Danieru · on Dec 8, 2012

In C you have no exception handling. The closest you can get is seqfualts. With a segfault the debugger can give you a backtrace at almost the exact issue point.

The easiest way to get segfaults is by dereferencing NULL. In C dereferencing NULL is invalid. Thus returning NULL on failure will result in something close to what raising an exception in other languages does.

In any language with real exception handling it makes much less sense, ignoring optimization.

apaprocki · on Dec 8, 2012

Dereferencing NULL is undefined -- on AIX the page at 0x0 is readable.

tptacek · on Dec 10, 2012

You don't need to fault the program to take a stack trace.

Daniel_Newby · on Dec 8, 2012

setjmp and longjmp can be used for exception handling, if you want to lose your mind.

jacques_chester · on Dec 9, 2012

Perhaps some taxonomy is required to help us deal with this.

Some errors are essential/problem domain errors. They represent an impossibility with regards to the purpose of the code. I place validation code under this heading.

Some are accidental/solution domain errors. They represent a failure of the environment or computing platform.

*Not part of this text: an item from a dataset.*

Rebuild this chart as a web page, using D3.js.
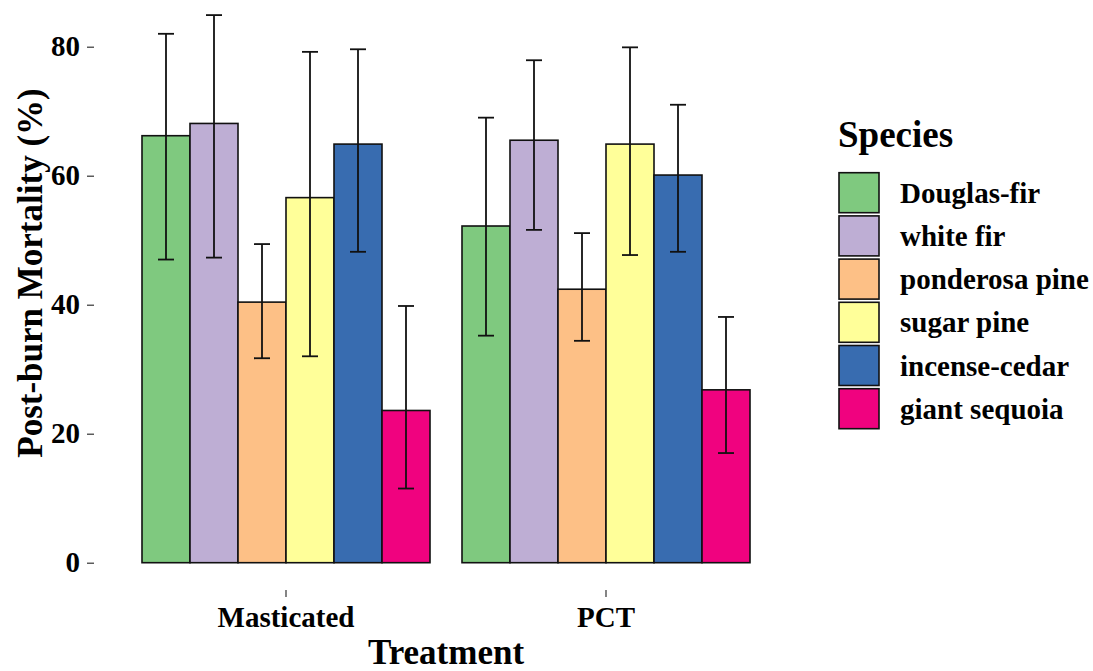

They are present to allow the code to decide what to do when a design assumption (network availability, disk availability, RAM availability etc) is broken.

There's also the question of who must handle the error. Exceptions allow errors to propagate up a stack. Both C-style and multivalue return error handling styles force inline handling. Common Lisp conditions allow out-of-band error handling (some other agent freezes execution and steps in).

To me the core problem is this:

1. Error handling obfuscates the purpose of a piece of code. It hides the happy case and alternative cases.

2. Error handling is an unavoidable requirement of all code. Things go wrong.

How best to reconcile these problems?

It would be nice to have an environment that hides and shows code in terms of the path of execution. So you'd have a happy path view, views for each alternative path, a view for the malloc fail path and so on.

No idea how that could be done. Sounds dangerously like generated code; or alternatively a self-contained image environment à la Smalltalk/Lisp.